A Chinese national flag flutters outside the headquarters of the People's Bank of China, the Chinese central bank, in Beijing, April 3, 2014. [Photo/Agencies] |
China's Central Bank announced on Sunday it would lower the required reserve ratio (RRR) for financial institutions by 1 percent as of Monday, with an additional 1 percent cut for rural credit unions and village banks that mainly serve rural residents and rural development. Comments:
The People's Bank of China has lowered interest rates twice and the RRR once, but they hardly make it easier for enterprises to raise funds, because the RRR remains too high; some analysts have found that the high RRR means the cost of credit was as high as 6 percent for industrial enterprises, higher than their average profit rate. It is urgent that some effective measures are taken to lower the cost of credit for enterprises and lowering the RRR is the best one.
Southern Metropolis Daily, April 20
After the GDP growth rate fell in March there has been no indication it will rise again in April. Decelerating growth is not a problem, but a fast fall in the growth rate carries the risk of a hard landing for the economy, which might in turn lead to massive debt defaults. The central leadership has tried to prevent a hard landing through a series of loose monetary policies in January and February, but the growth rate in March shows they have not been loose enough. That's why they are now lowering the RRR by 1 percent.

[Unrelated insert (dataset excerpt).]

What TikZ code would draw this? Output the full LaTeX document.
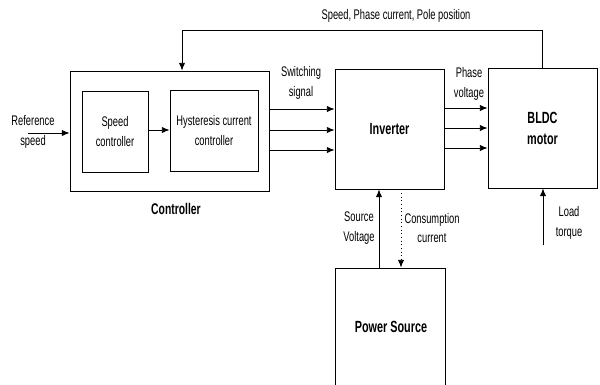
\documentclass[tikz,border=0pt]{standalone}
\usepackage{fontspec}
\setmainfont{Liberation Sans}[FakeStretch=0.67]
\usetikzlibrary{arrows.meta,positioning,calc}

\begin{document}
\begin{tikzpicture}[x=0.025cm, y=-0.025cm,
  blk/.style={rectangle, draw, line width=0.6pt, minimum width=#1, inner sep=0pt, align=center},
  lbl/.style={align=center, font=\fontsize{9.9}{14}\selectfont},
  arr/.style={-{Latex[length=5.5pt,width=4.5pt]}, line width=0.6pt}
]
  \useasboundingbox (0,0) rectangle (600,384);
  \clip (0,0) rectangle (600,384);

  % Controller
  \node[blk=4.975cm, minimum height=3cm] (ctrl) at (169.5,131) {};
  \node[blk=1.65cm, minimum height=2.025cm, lbl] (spd) at (115,131.5) {Speed\\controller};
  \node[blk=2.2cm, minimum height=2.025cm, lbl] (hys) at (214,130.5) {Hysteresis current\\controller};
  \node[font=\fontsize{11}{12}\selectfont\bfseries] (ctrltxt) at (176,209) {Controller};

  % Inverter, motor, source
  \node[blk=2.725cm, minimum height=3cm, font=\fontsize{11.5}{14}\selectfont\bfseries] (inv) at (389.5,129) {Inverter};
  \node[blk=2.725cm, minimum height=3cm, font=\fontsize{11.5}{15}\selectfont\bfseries] (motor) at (542.5,128) {BLDC\\motor};
  \node[blk=2.75cm, minimum height=3cm] (psrc) at (390,328) {};
  \node[font=\fontsize{11.5}{14}\selectfont\bfseries] (psrctxt) at (391,327) {Power Source};

  % Reference input
  \coordinate (ref) at (28,133);
  \node[lbl] (reftxt) at (33,132) {Reference\\speed};
  \draw[arr] (ref) -- (ref -| ctrl.west);
  \draw[arr] (spd.east |- 0,130) -- (hys.west |- 0,130);

  % Switching signals
  \node[lbl] (swtxt) at (301,83) {Switching\\signal};
  \foreach \yy in {109,130,150}
    \draw[arr] (ctrl.east |- 0,\yy) -- (inv.west |- 0,\yy);

  % Phase voltages
  \node[lbl] (pvtxt) at (469,84) {Phase\\voltage};
  \foreach \yy in {108,128,148}
    \draw[arr] (inv.east |- 0,\yy) -- (motor.west |- 0,\yy);

  % Feedback
  \coordinate (fb) at (182,30);
  \node[lbl] (fbtxt) at (396,16) {Speed, Phase current, Pole position};
  \draw[arr] (motor.north) |- (fb) -- (fb |- ctrl.north);

  % Source links
  \draw[arr] (psrc.north -| 379,0) -- (inv.south -| 379,0);
  \draw[arr, dotted] (inv.south -| 401,0) -- (psrc.north -| 401,0);
  \node[lbl] (svtxt) at (359,228) {Source\\Voltage};
  \node[lbl] (cctxt) at (432,228) {Consumption\\current};

  % Load torque
  \coordinate (load) at (543,245);
  \draw[arr] (load) -- (load |- motor.south);
  \node[lbl] (ldtxt) at (569,223) {Load\\torque};
\end{tikzpicture}
\end{document}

Liu Dongliang, a senior analyst at China Merchants Bank, April 20
More measures are needed to guide the additional funds to the real economy instead of the stock and realty markets, which would only create more asset bubbles. That requires the authorities to accelerate the ongoing reform in governance, financial policies and residence registration, and further adjust the economic structure.
Beijing News, April 20
A lower RRR will help the adjustment of the economic structure, because in the process enterprises might need huge quantities of funds for mergers and reconstructions. The monetary authorities should keep a certain amount of liquidity in the market and make sure enterprises get funds at low cost to prevent possible risks. The additional 1 percent drop in RRR for rural financial institutions is especially worth our attention, because that will boost development of small and medium-sized enterprises, mostly in rural regions, and provide more support to major infrastructure construction to benefit rural residents.